Johnson ignored it, tweeting this week that he’ll stay in school.

He tells the Star Tribune’s Chip Scoggins that he’s excited about the Gophers team and wants another year with it.

That’s the football side of the calculation. Here’s the human side. He wants to teach something to his four siblings and the kids of North Minneapolis.

“It will help them to understand and realize that getting a degree is very important,” he tells Scoggins. “It means a lot to me knowing I’ve got a big impact on a lot of people.”

He’ll graduate after the fall semester, likely holding every major receiving record at the U of M.

He’ll also hold a degree in business and marketing education.

  • Gary F

    Good to see that his headlights shine further down the road.

  • ec99

    So, what does that say about college hockey, which scouts 6th graders, gets verbal commitments from 8th graders, and watches players leave for the pros after their freshman year?

    • That happens in most major sports.

      • ec99

        Nope. I can think of no other sport that has the sort of freshman attrition rate as hockey.

        • Then you aren’t paying attention.

          • ec99

            Sorry, but I am.

          • I amend my original post and agree with you with the caveat that college hockey aren’t really designed as the feeder system to the NHL as much as college football/basketball it is for the NFL / NBA (baseball has it’s own feeder system not really tied to college).

            So yes, you are correct and I apologize for tossing out a pithy remark earlier.

          • ec99

            S’ok. Among college sports, hockey is unique. It alone has the extensive scouting and recruitment process for middle schoolers. It sends high school graduates to developmental leagues, so that they enter the university at 21 years of age. The blue chippers have already been drafted by the NHL while in high school or freshmen in college. The pro teams decide if they stay or leave.

            The pros also have other sources: Canadian Major Juniors and Europe, which football and basketball don’t.

    • Erik Petersen

      Minor league hockey pays an adult wage. Minor league baseball does not pay an adult wage besides the signing bonus, and NFL has no minor leagues.

      Basketball is scouted somewhat at the early teen level, certainly by collegiate programs.

      • ec99

        Every step in hockey is a training ground for the next, from midgets on up. By the time you get to the minor leagues, you are working for a pro team, and hoping to be called up. As I said, the whole system really explodes the myth of the student-athlete.

        • Erik Petersen

          Maybe so. I would also assert the architecture and dimensions of hockey allow for 14 year olds with prodigy skills, like skating ability, to be taken seriously. Basketball too, perhaps.

          Baseball is what I know, and you cant say that about baseball…. 14 year old hitters cant hit 19 year old pitching, 14 year old’s can sometime have 80+ mph fastballs but it doesn’t matter because there’s tens of thousands of 18 yo pitchers who can throw 90…

          • ec99

            Baseball is a different animal. It doesn’t use colleges as an uncompensated minor league system. It has always had its own. Hockey gets them younger. And, of course, there’s a whole mess of parents who see junior in the NHL at 7.

  • John

    Is it possible that part of his own calculus is that he’s not sure he’d make the cut, and then be out whatever scholarship he has AND not have a high paying NFL job?

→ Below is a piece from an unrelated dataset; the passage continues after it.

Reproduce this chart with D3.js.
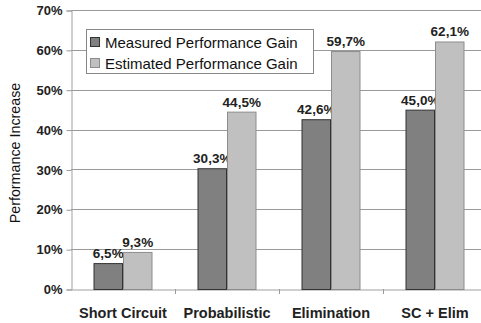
<!DOCTYPE html>
<html>
<head>
<meta charset="utf-8">
<script src="https://cdn.jsdelivr.net/npm/d3@7"></script>
<style>
  html, body { margin: 0; padding: 0; background: #fff; }
  svg { display: block; font-family: Arial, "Liberation Sans", sans-serif; }
</style>
</head>
<body>
<svg id="chart" width="481" height="323"></svg>
<script>
// Performance gain per optimisation technique
const categories = ["Short Circuit", "Probabilistic", "Elimination", "SC + Elim"];
const seriesNames = ["Measured Performance Gain", "Estimated Performance Gain"];
const measured = [6.5, 30.3, 42.6, 45.0];
const estimated = [9.3, 44.5, 59.7, 62.1];
const yTicks = [0, 10, 20, 30, 40, 50, 60, 70];
const colors = ["#808080", "#c0c0c0"];
const strokes = ["#333333", "#8c8c8c"];

const svg = d3.select("#chart");
const plotLeft = 71, plotRight = 487, plotTop = 10, plotBottom = 289;

const x = d3.scaleBand().domain(categories).range([plotLeft, plotRight]).paddingInner(0).paddingOuter(0);
const inner = d3.scaleBand().domain([0, 1]).range([0, 59]);
const y = d3.scaleLinear().domain([0, 70]).range([plotBottom, plotTop]);

const fmt = v => d3.format(".1f")(v).replace(".", ",") + "%";

// horizontal gridlines
svg.append("g").selectAll("line").data(yTicks.filter(t => t > 0)).join("line")
  .attr("x1", plotLeft).attr("x2", 481)
  .attr("y1", d => Math.round(y(d)) + 0.5).attr("y2", d => Math.round(y(d)) + 0.5)
  .attr("stroke", "#9a9a9a").attr("stroke-width", 1);

// y axis
const yAxis = d3.axisLeft(y).tickValues(yTicks).tickSize(5).tickPadding(4).tickFormat(d => d + "%");
const gy = svg.append("g").attr("transform", `translate(${plotLeft + 0.5},0.5)`).call(yAxis);
gy.select(".domain").attr("stroke", "#a0a0a0");
gy.selectAll(".tick line").attr("stroke", "#9a9a9a");
gy.selectAll(".tick text").attr("font-size", 13).attr("font-weight", "bold").attr("fill", "#222");

// x axis
const xAxis = d3.axisBottom(x).tickSize(0).tickPadding(18);
const gx = svg.append("g").attr("transform", `translate(0,${plotBottom + 0.5})`).call(xAxis);
gx.select(".domain").attr("stroke", "#a0a0a0");
gx.selectAll(".tick text").attr("font-size", 14.5).attr("font-weight", "bold").attr("fill", "#222");
// category separator ticks
svg.append("g").selectAll("line").data(categories.slice(1)).join("line")
  .attr("x1", d => Math.round(x(d)) + 0.5).attr("x2", d => Math.round(x(d)) + 0.5)
  .attr("y1", plotBottom).attr("y2", plotBottom + 5)
  .attr("stroke", "#9a9a9a");

// bars
const series = [measured, estimated];
series.forEach((vals, s) => {
  const g = svg.append("g");
  const data = categories.map((c, i) => ({ c, v: vals[i] }));
  g.selectAll("rect").data(data).join("rect")
    .attr("x", d => x(d.c) + (x.bandwidth() - 59) / 2 + inner(s) + 0.5)
    .attr("width", inner.bandwidth() - 1)
    .attr("y", d => y(d.v) + 0.5)
    .attr("height", d => y(0) - y(d.v))
    .attr("fill", colors[s])
    .attr("stroke", strokes[s]).attr("stroke-width", 1);
  g.selectAll("text").data(data).join("text")
    .attr("x", d => x(d.c) + (x.bandwidth() - 59) / 2 + inner(s) + inner.bandwidth() / 2)
    .attr("y", d => y(d.v) - 5)
    .attr("text-anchor", "middle")
    .attr("font-size", 13.5).attr("font-weight", "bold").attr("fill", "#222")
    .text(d => fmt(d.v));
});

// y label
svg.append("text")
  .attr("transform", "translate(20,153) rotate(-90)")
  .attr("text-anchor", "middle")
  .attr("font-size", 14.3).attr("fill", "#111")
  .text("Performance Increase");

// legend
const lg = svg.append("g");
lg.append("rect").attr("x", 86.5).attr("y", 29.5).attr("width", 227).attr("height", 44)
  .attr("fill", "#fff").attr("stroke", "#888");
seriesNames.forEach((n, i) => {
  lg.append("rect").attr("x", 90.5).attr("y", 37.5 + i * 21).attr("width", 9).attr("height", 9)
    .attr("fill", colors[i]).attr("stroke", strokes[i]);
  lg.append("text").attr("x", 105).attr("y", 47.5 + i * 21)
    .attr("font-size", 15).attr("fill", "#111").text(n);
});
</script>
</body>
</html>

    I hate to be a cynic, but maybe he’s playing long term because he thinks his short term prospects of getting drafted aren’t that great and he doesn’t want to lose the sure thing he’s got?

    • jon

      Or, if he could make the cut now, he assumes that he’ll be able to make it in a few years too… (though college kids aren’t generally great at estimating their risk of injury…)

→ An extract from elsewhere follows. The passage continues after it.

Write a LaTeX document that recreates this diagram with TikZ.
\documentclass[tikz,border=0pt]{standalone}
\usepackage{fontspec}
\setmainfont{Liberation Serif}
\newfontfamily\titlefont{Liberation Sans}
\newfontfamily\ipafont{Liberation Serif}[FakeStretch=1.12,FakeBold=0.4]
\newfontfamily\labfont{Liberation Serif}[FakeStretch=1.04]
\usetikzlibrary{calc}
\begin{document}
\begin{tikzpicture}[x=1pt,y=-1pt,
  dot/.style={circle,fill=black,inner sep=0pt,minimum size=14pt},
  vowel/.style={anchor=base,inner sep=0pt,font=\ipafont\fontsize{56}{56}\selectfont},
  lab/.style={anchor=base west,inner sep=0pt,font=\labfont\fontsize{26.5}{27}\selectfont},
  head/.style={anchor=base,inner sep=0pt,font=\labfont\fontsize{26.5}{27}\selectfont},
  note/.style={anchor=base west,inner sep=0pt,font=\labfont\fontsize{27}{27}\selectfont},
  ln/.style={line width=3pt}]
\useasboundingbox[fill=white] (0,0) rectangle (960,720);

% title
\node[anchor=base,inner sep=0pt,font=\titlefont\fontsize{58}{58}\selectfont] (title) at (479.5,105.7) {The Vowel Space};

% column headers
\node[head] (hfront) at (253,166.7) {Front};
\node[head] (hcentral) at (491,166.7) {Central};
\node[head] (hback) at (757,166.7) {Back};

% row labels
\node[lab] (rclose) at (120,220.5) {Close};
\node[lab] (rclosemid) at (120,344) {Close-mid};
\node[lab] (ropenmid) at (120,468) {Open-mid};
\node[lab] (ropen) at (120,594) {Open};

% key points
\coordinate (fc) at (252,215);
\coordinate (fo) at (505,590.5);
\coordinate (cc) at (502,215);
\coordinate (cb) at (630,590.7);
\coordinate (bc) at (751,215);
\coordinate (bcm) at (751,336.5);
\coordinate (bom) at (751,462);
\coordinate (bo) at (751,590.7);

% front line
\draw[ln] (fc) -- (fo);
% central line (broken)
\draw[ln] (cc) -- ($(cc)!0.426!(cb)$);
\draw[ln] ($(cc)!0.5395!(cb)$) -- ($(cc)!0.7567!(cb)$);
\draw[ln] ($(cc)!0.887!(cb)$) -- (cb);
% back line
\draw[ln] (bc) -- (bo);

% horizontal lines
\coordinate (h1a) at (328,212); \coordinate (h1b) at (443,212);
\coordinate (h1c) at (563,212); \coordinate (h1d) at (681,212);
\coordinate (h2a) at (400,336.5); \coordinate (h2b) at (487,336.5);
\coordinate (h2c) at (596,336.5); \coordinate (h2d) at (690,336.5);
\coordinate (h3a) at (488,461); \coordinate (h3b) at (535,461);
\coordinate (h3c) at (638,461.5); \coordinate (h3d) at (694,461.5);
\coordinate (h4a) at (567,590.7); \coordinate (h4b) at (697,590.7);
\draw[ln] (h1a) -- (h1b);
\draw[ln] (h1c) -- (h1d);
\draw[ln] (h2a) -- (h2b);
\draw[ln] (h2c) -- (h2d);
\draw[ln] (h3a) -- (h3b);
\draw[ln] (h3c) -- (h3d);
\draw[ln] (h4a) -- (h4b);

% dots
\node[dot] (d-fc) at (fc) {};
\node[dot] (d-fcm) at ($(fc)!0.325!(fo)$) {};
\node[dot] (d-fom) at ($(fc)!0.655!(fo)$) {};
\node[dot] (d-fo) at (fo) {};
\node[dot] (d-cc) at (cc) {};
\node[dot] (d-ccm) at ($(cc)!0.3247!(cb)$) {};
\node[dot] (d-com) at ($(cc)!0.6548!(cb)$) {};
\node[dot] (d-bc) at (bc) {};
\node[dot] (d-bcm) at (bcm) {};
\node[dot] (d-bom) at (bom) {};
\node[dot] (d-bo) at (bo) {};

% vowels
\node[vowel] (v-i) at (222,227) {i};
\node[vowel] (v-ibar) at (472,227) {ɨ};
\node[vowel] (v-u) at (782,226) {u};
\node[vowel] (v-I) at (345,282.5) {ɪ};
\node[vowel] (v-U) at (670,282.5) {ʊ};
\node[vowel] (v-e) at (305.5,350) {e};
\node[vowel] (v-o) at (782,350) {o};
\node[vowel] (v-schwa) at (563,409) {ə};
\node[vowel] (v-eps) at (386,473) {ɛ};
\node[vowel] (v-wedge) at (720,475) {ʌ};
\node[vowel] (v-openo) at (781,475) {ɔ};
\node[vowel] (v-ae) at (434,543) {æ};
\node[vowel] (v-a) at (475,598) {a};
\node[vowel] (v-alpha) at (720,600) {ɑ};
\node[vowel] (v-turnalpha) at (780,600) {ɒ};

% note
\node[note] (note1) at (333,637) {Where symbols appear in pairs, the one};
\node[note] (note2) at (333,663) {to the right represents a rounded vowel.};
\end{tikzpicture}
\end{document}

      Staying he gets to keep his scholarship, he gets to get his degree, and since he is still likely getting better at playing he’ll be an even better player in a few years (perhaps drawing a bigger salary? I don’t know how the NFL draft works well enough to say.)

      • TBH

        I’m not too sure that the NFL cares too much of a difference between a 22 year old and a 20 year old, assuming the skill set is exactly the same, during the draft process. I am not an NFL draft talent advisor, so I don’t know for certain, but I imagine it is such a brutal game that the odds of a long career are slim.

        • jon

          What I was trying to say is that a 22 year old player is generally superior to the same player 2 years earlier.

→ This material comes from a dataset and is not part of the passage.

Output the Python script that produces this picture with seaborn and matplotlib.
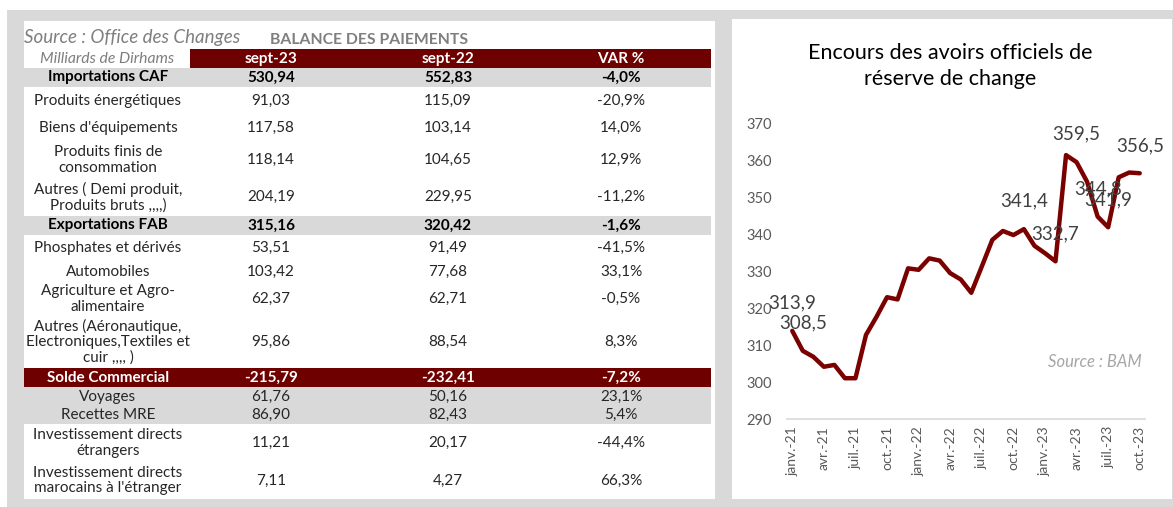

          Very few athletes peak at 20 (barring injury, or stopping playing, etc.)

    • Probably not since, according to Scoggins, “he didn’t use the College Advisory Committee to get feedback from NFL talent evaluators on his draft status.”

      Sounds like he was all in for a degree.

      • John

        Good on him. He’ll be all right no matter which route he goes if he’s able to figure this sort of stuff out at 18-19 years old.

    • Erik Petersen

      It’s fair to say there is draft calculation here. He’s probably sized himself up correctly as a good collegian but non elite pro who’s draft position would be augmented with a strong senior season.

      Everything else he is doing, getting his degree… fits in sensibly with all that.

  • When you have the momentum of classes and university life in general, it is a wise decision to see it through to graduation. Losing that momentum can mean never completing your degree, losing the networking possibilities with your peers, starting your “real” professional career late if ever, and living a life of regret.